GABRIEL MAXSON (Male, African-American, 40-55): I’ll take some biscuits. You got some biscuits? Did you know when I was in heaven… every morning me and St. Peter would sit down by the gate and eat some big fat biscuits? Oh, yeah! We had us a good time. We’d sit there and eat us them biscuits and then St. Peter would go off to sleep and tell me to wake him up when it’s time to open the gates for judgement. Troy… St. Peter got your name in the book. I seen it. It say… Troy Maxson. I say… I know him! He got the same name like what I got. That’s my brother! Ain’t got my name in the book. Don’t have to have my name. I done died and went to heaven. He got your name though. One morning St. Peter was looking at his book… marking it up for the judgement… and he let me see your name. Got it in there under M. Got Rose’s name… I ain’t seen it like I seen yours… but I know it’s in there. He’s got a great big book. Got everybody’s name what was ever been born. That’s what he told me. But I seen your name. Seen it with my own eyes.

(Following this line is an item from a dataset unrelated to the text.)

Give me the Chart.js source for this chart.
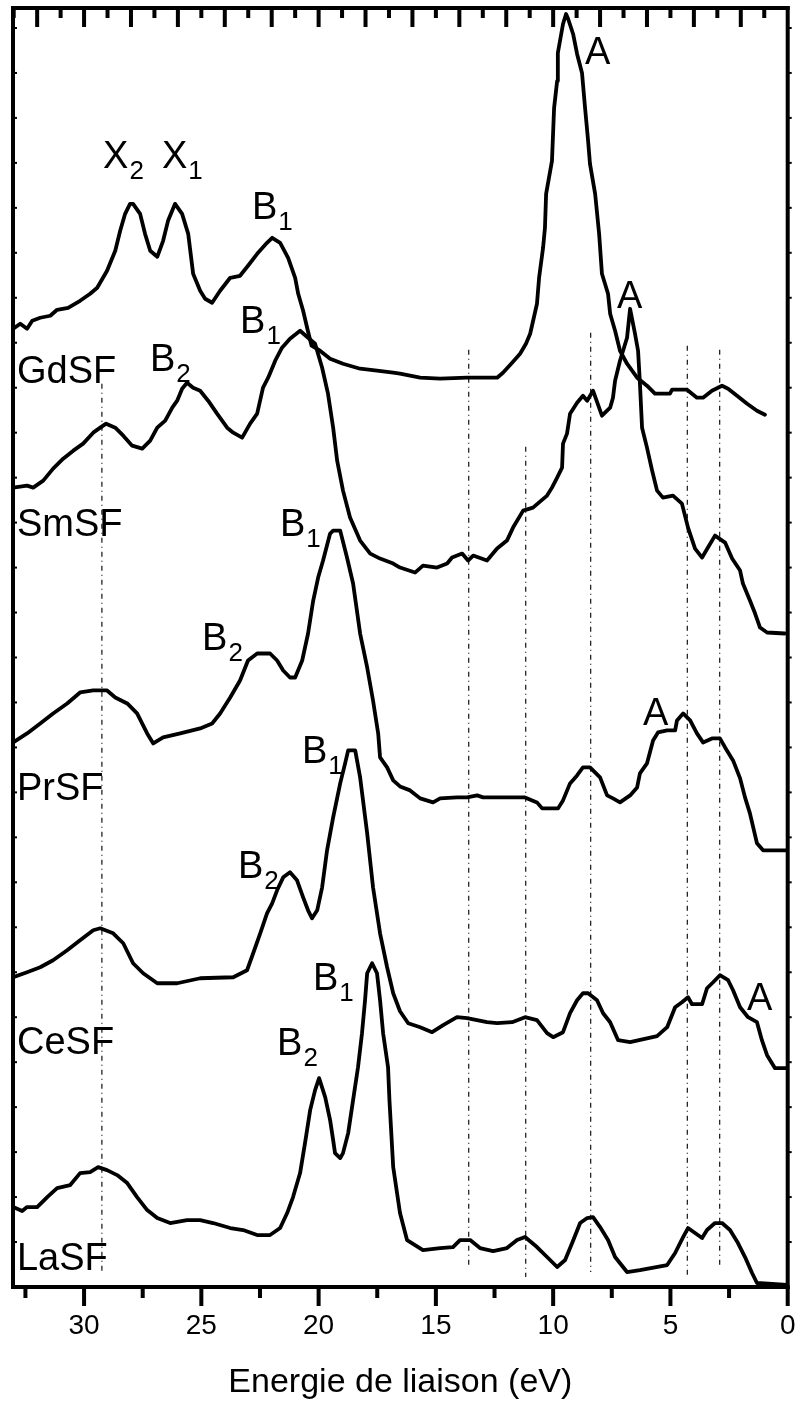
<!DOCTYPE html>
<html>
<head>
<meta charset="utf-8">
<script src="https://cdn.jsdelivr.net/npm/chart.js@4.4.1/dist/chart.umd.min.js"></script>
<style>
  html, body { margin: 0; padding: 0; background: #fff; }
  canvas { display: block; }
</style>
</head>
<body>
<canvas id="spectra" width="797" height="1407"></canvas>
<script>
// Valence-band spectra of the LnSF compounds, vertically offset (arbitrary units).

const gdEnergy = [33.02,32.72,32.43,32.21,31.87,31.44,31.15,30.68,30.17,29.74,29.44,29.02,28.67,28.46,28.25,28.04,27.91,27.61,27.40,27.18,26.88,26.63,26.42,26.12,25.82,25.56,25.35,25.05,24.84,24.54,24.20,23.77,23.35,23.01,22.62,22.20,21.98,21.64,21.30,21.00,20.87,20.66,20.49,20.30,19.94,19.51,18.96,18.23,17.51,16.82,16.53,16.10,15.67,14.82,13.67,12.39,12.14,11.75,11.41,11.16,10.98,10.69,10.60,10.43,10.35,10.30,10.05,9.96,9.83,9.80,9.58,9.45,9.36,9.15,8.98,8.77,8.64,8.51,8.43,8.21,8.04,7.92,7.66,7.57,7.36,7.15,6.85,6.42,6.00,5.66,5.02,4.93,4.29,3.87,3.61,3.23,2.80,2.54,2.16,1.73,1.31,0.97];
const gdIntensity = [95.9,96.4,95.9,96.7,97.0,97.2,97.8,98.0,98.7,99.4,100.0,101.7,103.7,105.7,107.4,108.4,108.4,107.4,105.4,103.7,103.1,104.7,106.7,108.4,107.4,105.4,101.4,99.7,98.9,98.5,99.7,101.0,101.2,102.2,103.4,104.5,105.0,104.5,103.0,101.0,99.4,97.7,96.0,94.2,93.7,92.9,92.4,91.9,91.7,91.5,91.4,91.2,91.0,90.9,91.0,91.0,91.5,92.5,93.4,94.4,95.4,98.4,101.0,104.0,106.0,109.4,112.7,118.0,120.7,123.5,126.4,127.4,126.9,125.4,123.4,121.5,118.0,114.7,112.4,109.4,105.4,101.4,99.4,97.4,95.7,93.7,92.4,91.0,90.2,89.4,89.4,89.8,89.8,89.0,89.0,89.7,90.2,89.9,89.2,88.4,87.7,87.3];

const smEnergy = [33.02,32.43,32.17,31.74,31.32,30.89,30.46,30.04,29.61,29.31,29.06,28.67,28.33,27.95,27.52,27.18,26.88,26.54,26.24,26.03,25.82,25.61,25.35,25.05,24.71,24.33,23.90,23.64,23.26,22.92,22.62,22.37,22.15,21.85,21.56,21.22,20.79,20.45,20.15,19.85,19.60,19.38,19.21,18.96,18.66,18.23,17.80,17.38,16.82,16.53,15.89,15.55,14.95,14.52,14.31,13.88,13.63,13.41,12.82,12.39,11.97,11.71,11.28,10.86,10.26,10.05,9.83,9.62,9.58,9.41,9.28,8.98,8.73,8.55,8.30,7.92,7.57,7.45,7.36,7.15,6.85,6.72,6.51,6.38,6.30,6.21,6.00,5.78,5.57,5.32,4.89,4.51,4.25,3.95,3.65,3.40,3.10,2.67,2.37,2.03,1.91,1.61,1.39,1.18,0.88,0.12];
const smIntensity = [80.0,80.2,80.0,80.7,81.9,82.9,83.7,84.4,85.5,86.0,86.4,86.0,85.2,84.2,83.9,84.7,86.0,86.7,88.0,88.7,89.9,90.5,90.0,89.7,88.7,87.4,86.0,85.5,85.0,86.4,87.4,90.0,91.0,92.7,94.0,94.9,95.7,95.0,94.4,92.0,89.4,86.0,82.7,79.7,77.0,74.7,73.4,72.9,72.4,72.0,71.5,72.2,72.0,72.4,73.0,73.4,72.7,73.2,72.7,73.9,74.7,76.0,77.7,78.0,79.2,80.0,81.0,82.0,84.4,85.4,87.4,88.5,89.2,88.7,89.7,87.2,88.0,89.0,90.7,92.7,95.0,97.9,95.4,93.7,90.4,86.0,84.0,81.7,79.7,79.0,79.2,78.4,76.0,73.9,73.0,74.0,75.2,74.5,72.9,71.7,70.4,68.7,67.4,66.0,65.5,65.4];

const prEnergy = [33.02,32.43,31.87,31.32,30.72,30.17,29.61,29.02,28.67,28.16,27.74,27.31,27.05,26.63,25.90,25.05,24.54,24.20,23.77,23.35,23.01,22.62,22.07,21.77,21.51,21.22,21.00,20.70,20.45,20.23,20.02,19.81,19.51,19.38,19.08,18.79,18.53,18.23,17.93,17.68,17.46,17.38,17.08,16.82,16.53,16.10,15.67,15.12,14.82,14.10,13.67,13.24,12.99,11.20,10.69,10.47,9.79,9.58,9.28,8.98,8.73,8.43,8.00,7.70,7.45,7.15,6.72,6.42,6.30,6.00,5.74,5.53,5.14,4.80,4.72,4.46,4.16,3.87,3.61,3.23,2.89,2.67,2.33,2.03,1.82,1.61,1.31,1.05,0.03];
const prIntensity = [54.5,55.4,56.4,57.4,58.4,59.5,59.7,59.7,59.0,58.4,57.4,55.4,54.4,55.0,55.4,55.9,56.4,57.4,59.0,60.7,62.7,63.4,63.4,62.7,61.7,61.0,61.0,62.7,65.4,68.7,71.0,72.7,75.4,75.7,75.7,73.0,70.4,65.4,62.0,58.7,55.4,53.0,52.0,50.7,50.1,49.7,48.9,48.5,48.9,49.0,49.0,49.2,49.0,49.0,48.5,47.9,47.9,48.7,50.4,51.2,52.0,52.0,51.0,49.2,48.9,48.5,49.2,50.0,51.4,52.4,54.7,55.5,55.7,55.7,56.7,57.4,56.7,55.4,54.5,54.9,54.9,54.0,52.7,50.9,49.0,47.4,44.4,43.7,43.7];

const ceEnergy = [33.02,32.43,31.87,31.32,30.72,30.17,29.61,29.31,28.76,28.33,27.91,27.48,26.88,26.03,25.05,23.64,23.05,22.79,22.49,22.20,21.98,21.77,21.51,21.22,20.92,20.66,20.45,20.28,20.06,19.85,19.64,19.38,19.08,18.87,18.74,18.44,18.23,17.93,17.68,17.38,17.08,16.82,16.53,16.18,15.67,15.16,14.69,14.10,13.67,12.82,12.39,11.75,11.20,10.69,10.26,10.00,9.58,9.28,8.98,8.73,8.51,8.13,7.87,7.57,7.23,6.72,5.57,5.14,4.80,4.51,4.25,4.08,3.65,3.44,3.18,2.89,2.54,2.33,2.03,1.69,1.31,1.10,0.88,0.54,0.03];
const ceIntensity = [31.0,31.5,32.0,32.7,33.7,34.7,35.7,35.9,35.4,34.4,32.4,31.4,30.4,30.4,30.9,31.0,31.7,33.4,35.4,37.4,38.4,39.7,41.0,41.5,40.7,39.0,37.7,36.9,37.7,40.0,43.7,47.0,50.4,52.4,53.7,53.7,51.0,45.4,40.0,35.4,32.0,29.4,27.6,26.4,26.0,25.5,26.2,27.0,26.9,26.5,26.4,26.5,27.0,26.7,25.4,25.0,25.5,27.4,28.7,29.4,29.4,28.7,27.4,26.5,24.7,24.5,25.1,26.0,28.0,28.5,29.0,28.3,28.3,29.9,30.5,31.2,30.7,29.7,28.0,27.0,26.5,24.7,23.2,21.9,21.9];

const laEnergy = [33.02,32.64,32.43,32.00,31.57,31.15,30.59,30.17,29.74,29.40,29.02,28.59,28.16,27.74,27.31,26.88,26.33,25.61,25.05,24.50,23.77,23.22,22.62,22.07,21.64,21.34,21.09,20.79,20.58,20.36,20.15,19.98,19.72,19.51,19.38,19.30,19.08,18.96,18.74,18.53,18.32,18.15,18.02,17.93,17.72,17.51,17.38,17.25,17.04,16.98,16.82,16.53,16.23,15.55,14.82,14.27,13.97,13.54,13.12,12.56,11.97,11.54,11.20,10.69,10.26,9.83,9.49,9.19,8.85,8.55,8.30,8.00,7.66,7.36,6.85,6.30,5.14,4.80,4.46,4.25,3.95,3.65,3.44,3.10,2.80,2.46,2.12,1.82,1.52,1.31,0.03];
const laIntensity = [8.0,7.6,8.0,8.0,9.0,9.9,10.2,11.4,11.5,12.0,11.7,11.2,10.4,9.0,7.7,6.9,6.4,6.7,6.7,6.4,5.9,5.7,5.2,5.2,5.9,7.4,9.0,11.4,14.4,17.7,19.7,20.9,19.0,16.7,14.7,13.4,12.9,13.4,15.4,18.7,22.0,25.4,28.7,31.4,32.4,31.4,28.7,25.4,22.0,18.7,12.0,7.4,4.7,3.7,3.9,4.0,4.7,4.7,3.9,3.6,3.9,4.7,5.0,4.0,3.0,2.0,2.7,4.4,6.4,6.9,7.0,6.0,4.7,3.0,1.5,1.7,2.2,3.4,5.0,5.9,5.4,4.9,5.7,6.4,6.4,5.7,4.4,3.0,1.4,0.4,0.2];

// Axis ticks (eV)
const xTickLabels = [0, 5, 10, 15, 20, 25, 30];

// Dash-dot guide lines: energy, upper and lower intensity
const guideEnergy = [29.24, 13.60, 11.17, 8.40, 4.28, 2.90];
const guideTop = [90.4, 93.8, 84.1, 95.5, 94.2, 93.8];
const guideBottom = [1.5, 1.9, 1.0, 1.5, 0.9, 1.9];

// Compound names, placed at the left edge (energy, baseline intensity)
const compoundNames = ['GdSF', 'SmSF', 'PrSF', 'CeSF', 'LaSF'];
const compoundNameE = [32.86, 32.86, 32.86, 32.86, 32.86];
const compoundNameI = [90.5, 75.2, 48.7, 23.3, 1.7];

// Peak annotations: letter, subscript, anchor energy, baseline intensity
const peakLetter = ['X', 'X', 'B', 'A', 'B', 'B', 'A', 'B', 'B', 'A', 'B', 'B', 'A', 'B', 'B'];
const peakIndex  = ['2', '1', '1', '',  '1', '2', '',  '1', '2', '',  '1', '2', '',  '1', '2'];
const peakE = [29.19, 26.68, 22.84, 8.64, 23.35, 27.19, 7.28, 21.65, 24.97, 6.17, 20.71, 23.44, 1.74, 20.24, 21.77];
const peakI = [112.0, 112.0, 106.9, 122.4, 95.5, 91.7, 98.0, 75.2, 63.7, 56.2, 52.4, 40.9, 27.7, 29.7, 23.2];

const FONT = "'Liberation Sans', Arial, Helvetica, sans-serif";

function zip(xs, ys) {
  return xs.map((v, i) => ({ x: v, y: ys[i] }));
}

const spectra = [
  [gdEnergy, gdIntensity],
  [smEnergy, smIntensity],
  [prEnergy, prIntensity],
  [ceEnergy, ceIntensity],
  [laEnergy, laIntensity]
];

const datasets = spectra.map(([e, i], k) => ({
  label: compoundNames[k],
  data: zip(e, i),
  borderColor: '#000',
  borderWidth: 3.8,
  borderJoinStyle: 'round',
  borderCapStyle: 'round',
  pointRadius: 0,
  tension: 0,
  order: 1
}));

guideEnergy.forEach((e, k) => {
  datasets.push({
    label: 'guide' + k,
    data: [{ x: e, y: guideTop[k] }, { x: e, y: guideBottom[k] }],
    borderColor: '#111',
    borderWidth: 1.2,
    borderDash: [5, 4, 1, 4],
    pointRadius: 0,
    order: 2
  });
});

// Box frame with tick marks, plus the text annotations
const framePlugin = {
  id: 'frame',
  afterDraw(chart) {
    const { ctx, chartArea: a } = chart;
    const xs = chart.scales.x, ys = chart.scales.y;
    const W = 4;
    ctx.save();
    ctx.fillStyle = '#000';

    // frame centred on the chart-area edges
    ctx.fillRect(a.left - W / 2, a.top - W / 2, a.right - a.left + W, W);
    ctx.fillRect(a.left - W / 2, a.bottom - W / 2, a.right - a.left + W, W);
    ctx.fillRect(a.left - W / 2, a.top - W / 2, W, a.bottom - a.top + W);
    ctx.fillRect(a.right - W / 2, a.top - W / 2, W, a.bottom - a.top + W);

    // bottom axis: major every 5 eV, minor every 2.5 eV, pointing outward
    for (let n = 0; n * 2.5 <= xs.max; n++) {
      const px = xs.getPixelForValue(n * 2.5);
      const len = n % 2 === 0 ? 19 : 11;
      ctx.fillRect(px - W / 2, a.bottom, W, len);
    }
    // top axis: major every 2 eV, minor every 1 eV, pointing inward
    for (let v = 1; v <= xs.max; v++) {
      const px = xs.getPixelForValue(v);
      const len = v % 2 === 0 ? 19 : 10;
      ctx.fillRect(px - W / 2, a.top, W, len);
    }
    // small side ticks
    for (let v = 4.5; v < ys.max; v += 4.5) {
      const py = ys.getPixelForValue(v);
      ctx.fillRect(a.left, py - 1, 4, 2);
      ctx.fillRect(a.right, py - 1, 4, 2);
    }

    ctx.textAlign = 'left';
    ctx.textBaseline = 'alphabetic';
    ctx.font = '38px ' + FONT;
    compoundNames.forEach((name, k) => {
      ctx.fillText(name, xs.getPixelForValue(compoundNameE[k]), ys.getPixelForValue(compoundNameI[k]));
    });

    peakLetter.forEach((letter, k) => {
      const px = xs.getPixelForValue(peakE[k]);
      const py = ys.getPixelForValue(peakI[k]);
      ctx.font = '38px ' + FONT;
      ctx.fillText(letter, px, py);
      if (peakIndex[k]) {
        const w = ctx.measureText(letter).width;
        ctx.font = '26px ' + FONT;
        ctx.fillText(peakIndex[k], px + w + 1, py + 11);
      }
    });
    ctx.restore();
  }
};

new Chart(document.getElementById('spectra'), {
  type: 'line',
  data: { datasets },
  options: {
    responsive: false,
    animation: false,
    devicePixelRatio: 1,
    layout: { padding: { left: 13, right: 9.3, top: 8, bottom: 0 } },
    plugins: { legend: { display: false }, tooltip: { enabled: false } },
    scales: {
      x: {
        type: 'linear',
        reverse: true,
        min: 0,
        max: 33.03,
        afterBuildTicks: (s) => { s.ticks = xTickLabels.map(v => ({ value: v })); },
        afterFit: (s) => { s.height = 120; },
        grid: { display: false, drawTicks: false },
        border: { display: false },
        ticks: {
          color: '#000',
          font: { family: FONT, size: 28 },
          padding: 22,
          maxRotation: 0,
          autoSkip: false
        },
        title: {
          display: true,
          text: 'Energie de liaison (eV)',
          color: '#000',
          font: { family: FONT, size: 34 },
          padding: { top: 4, bottom: 4 }
        }
      },
      y: { type: 'linear', min: 0, max: 128, display: false }
    }
  },
  plugins: [framePlugin]
});
</script>
</body>
</html>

JIM BONO (Male, African-American, late 40’s-65): Troy… I done known you seem like damn near my whole life. You and Rose both. I done know both of you all for a long time. I remember when you met Rose. When you was hitting them baseball out the park. A lot of them old gals was after you then. You had the pick of the litter. When you picked Rose, I was happy for you. That was the first time I knew you had any sense. I said… My man Troy knows what he’s doing… I’m gonna follow this n—… he might take me somewhere. I been following you too. I done learned a whole heap of things about life watching you. I done learned how to tell where the s— lies. How to tell it from the alfalfa. You done learned me a lot of things. You showed me how to not make the same mistakes… to take life as it comes along and keep putting one foot in front of the other. (Pause.) Rose a good woman, Troy. She loves you, Troy. Rose loves you. I know what Rose means to you, Troy. I’m just trying to say I don’t want to see you mess that up. Well, that’s all I got to say. I just say that because I love you both.

RAYNELL MAXSON (Female, African-American, Actor who can play 9-12): (Choose any dramatic monologue that fits the character.)